Most of the Koi for sale were displayed in two unfiltered, concrete ponds right next to the main road running through the village.
There was one very narrow, plastic-clad wooden Koi house to the left of the wooden dwelling house and a larger indoor Koi house to the right. On later visits I realised that no water heating methods were employed. The rear of the property stood on a narrow and thin concrete pad above the wide, racing stream some four metres directly below. This stream runs for a further 500 metres or so before discharging into the nearby Shinano River.
The nick-name ‘Torazo’ was given after the early Sanke bloodline was developed and ‘resembled a Tiger’. The late and very jovial Hiroshi Kawakami owned and ran the farm at the time where I soon purchased my very first Koi in the Yamakoshi area.
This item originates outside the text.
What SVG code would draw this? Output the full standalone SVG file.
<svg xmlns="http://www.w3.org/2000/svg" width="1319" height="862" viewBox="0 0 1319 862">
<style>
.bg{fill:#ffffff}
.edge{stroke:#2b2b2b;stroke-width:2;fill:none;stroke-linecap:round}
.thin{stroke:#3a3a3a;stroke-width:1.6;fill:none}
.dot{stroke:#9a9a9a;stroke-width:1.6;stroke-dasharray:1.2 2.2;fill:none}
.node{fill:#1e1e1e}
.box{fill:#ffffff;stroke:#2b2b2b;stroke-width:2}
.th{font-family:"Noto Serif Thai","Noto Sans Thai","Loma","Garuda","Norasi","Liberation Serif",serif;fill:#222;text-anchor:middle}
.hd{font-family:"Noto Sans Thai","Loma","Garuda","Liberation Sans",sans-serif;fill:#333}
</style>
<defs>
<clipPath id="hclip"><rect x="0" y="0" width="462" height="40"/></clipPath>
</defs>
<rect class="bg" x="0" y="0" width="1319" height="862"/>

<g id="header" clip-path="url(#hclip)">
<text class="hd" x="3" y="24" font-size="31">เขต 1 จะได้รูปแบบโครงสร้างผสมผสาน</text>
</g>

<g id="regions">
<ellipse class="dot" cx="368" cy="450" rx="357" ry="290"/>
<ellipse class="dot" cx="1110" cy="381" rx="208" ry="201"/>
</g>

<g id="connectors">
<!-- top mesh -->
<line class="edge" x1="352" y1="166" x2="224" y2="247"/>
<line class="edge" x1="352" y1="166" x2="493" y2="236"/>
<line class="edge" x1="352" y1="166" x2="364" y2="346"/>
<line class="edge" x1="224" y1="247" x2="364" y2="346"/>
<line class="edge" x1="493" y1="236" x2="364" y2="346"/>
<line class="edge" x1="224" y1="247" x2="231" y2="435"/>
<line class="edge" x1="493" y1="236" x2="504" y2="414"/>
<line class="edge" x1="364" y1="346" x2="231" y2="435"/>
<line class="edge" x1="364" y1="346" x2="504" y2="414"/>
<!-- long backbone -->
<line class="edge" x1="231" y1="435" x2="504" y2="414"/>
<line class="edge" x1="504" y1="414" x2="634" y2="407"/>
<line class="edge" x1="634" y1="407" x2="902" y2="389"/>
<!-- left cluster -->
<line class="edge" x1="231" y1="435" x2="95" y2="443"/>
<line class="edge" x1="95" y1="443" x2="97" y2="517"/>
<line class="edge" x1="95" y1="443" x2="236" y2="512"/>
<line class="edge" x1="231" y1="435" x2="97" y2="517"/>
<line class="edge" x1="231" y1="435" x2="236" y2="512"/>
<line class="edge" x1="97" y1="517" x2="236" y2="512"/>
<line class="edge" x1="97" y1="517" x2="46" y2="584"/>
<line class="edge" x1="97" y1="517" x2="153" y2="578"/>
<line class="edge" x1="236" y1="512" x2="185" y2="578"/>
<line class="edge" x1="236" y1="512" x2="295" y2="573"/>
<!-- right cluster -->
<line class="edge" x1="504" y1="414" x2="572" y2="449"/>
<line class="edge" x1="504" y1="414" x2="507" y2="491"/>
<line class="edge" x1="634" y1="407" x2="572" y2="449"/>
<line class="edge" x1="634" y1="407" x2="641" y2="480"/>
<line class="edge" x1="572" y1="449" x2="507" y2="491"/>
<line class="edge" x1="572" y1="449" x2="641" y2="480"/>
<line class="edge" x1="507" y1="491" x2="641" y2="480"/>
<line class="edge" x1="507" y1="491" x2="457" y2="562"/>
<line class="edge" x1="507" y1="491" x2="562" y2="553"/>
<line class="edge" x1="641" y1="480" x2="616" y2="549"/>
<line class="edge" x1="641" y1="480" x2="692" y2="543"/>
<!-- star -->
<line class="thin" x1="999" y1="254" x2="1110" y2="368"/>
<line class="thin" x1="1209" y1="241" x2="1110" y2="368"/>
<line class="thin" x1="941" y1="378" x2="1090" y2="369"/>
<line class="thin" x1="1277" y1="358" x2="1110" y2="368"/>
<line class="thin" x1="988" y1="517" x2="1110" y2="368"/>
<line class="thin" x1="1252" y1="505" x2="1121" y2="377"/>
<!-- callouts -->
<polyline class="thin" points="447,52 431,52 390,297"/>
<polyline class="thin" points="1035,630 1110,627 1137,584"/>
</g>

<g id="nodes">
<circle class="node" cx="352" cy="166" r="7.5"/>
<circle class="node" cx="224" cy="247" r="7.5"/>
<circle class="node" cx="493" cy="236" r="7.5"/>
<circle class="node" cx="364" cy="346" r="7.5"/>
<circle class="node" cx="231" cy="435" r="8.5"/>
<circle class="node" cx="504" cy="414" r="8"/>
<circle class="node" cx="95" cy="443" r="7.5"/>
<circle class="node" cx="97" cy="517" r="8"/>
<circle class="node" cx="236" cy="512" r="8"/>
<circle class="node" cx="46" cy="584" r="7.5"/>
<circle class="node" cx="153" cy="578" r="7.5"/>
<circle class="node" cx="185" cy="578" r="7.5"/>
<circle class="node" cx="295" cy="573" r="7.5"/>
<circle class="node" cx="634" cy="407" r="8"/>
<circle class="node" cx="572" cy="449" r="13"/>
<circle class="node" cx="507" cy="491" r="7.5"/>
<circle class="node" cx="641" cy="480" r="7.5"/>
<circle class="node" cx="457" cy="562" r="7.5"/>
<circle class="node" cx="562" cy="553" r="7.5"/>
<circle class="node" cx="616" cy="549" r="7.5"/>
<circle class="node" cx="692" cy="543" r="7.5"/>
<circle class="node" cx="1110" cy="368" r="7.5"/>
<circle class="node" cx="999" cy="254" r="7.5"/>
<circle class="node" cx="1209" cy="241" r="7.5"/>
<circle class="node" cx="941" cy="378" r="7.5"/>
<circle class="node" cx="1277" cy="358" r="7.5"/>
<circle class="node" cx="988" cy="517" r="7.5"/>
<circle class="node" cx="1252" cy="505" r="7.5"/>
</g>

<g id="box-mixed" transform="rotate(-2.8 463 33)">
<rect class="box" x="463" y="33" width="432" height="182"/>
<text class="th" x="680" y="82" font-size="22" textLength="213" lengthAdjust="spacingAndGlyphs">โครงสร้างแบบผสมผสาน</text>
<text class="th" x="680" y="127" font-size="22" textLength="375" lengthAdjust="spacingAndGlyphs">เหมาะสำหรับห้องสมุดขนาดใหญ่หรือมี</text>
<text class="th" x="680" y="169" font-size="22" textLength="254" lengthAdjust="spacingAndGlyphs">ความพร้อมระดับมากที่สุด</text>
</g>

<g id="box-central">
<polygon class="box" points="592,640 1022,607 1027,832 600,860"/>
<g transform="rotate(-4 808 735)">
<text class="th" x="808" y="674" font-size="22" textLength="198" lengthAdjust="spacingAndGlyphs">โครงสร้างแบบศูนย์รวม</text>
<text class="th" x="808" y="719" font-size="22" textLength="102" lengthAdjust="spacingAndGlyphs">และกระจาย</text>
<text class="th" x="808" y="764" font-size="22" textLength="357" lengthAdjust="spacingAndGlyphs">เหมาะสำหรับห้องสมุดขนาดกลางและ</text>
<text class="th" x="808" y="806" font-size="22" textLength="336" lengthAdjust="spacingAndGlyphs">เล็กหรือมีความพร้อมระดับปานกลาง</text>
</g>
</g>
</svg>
There were many Sanke for sale in large sizes together with some Kohaku and I was taken-aback after witnessing how large they appeared to be at the time. (Perhaps a few exceeded 55cms.)
Inside the Koi house on the right were a wider range of varieties – Go-Sanke plus Shiro Bekko; Kujaku; Ai-Goromo and some Kawari varieties. On later visits I met his son Tsuyoshi who was almost finished at high school and more interested in rock music rather than Koi, he usually hid himself away in his own room on the first floor of the house and I recall giving him a cassette tape (remember them?) of Dire Straits which I begged him to listen to carefully.
My first impressions on that sunny day were of ‘calm happiness’.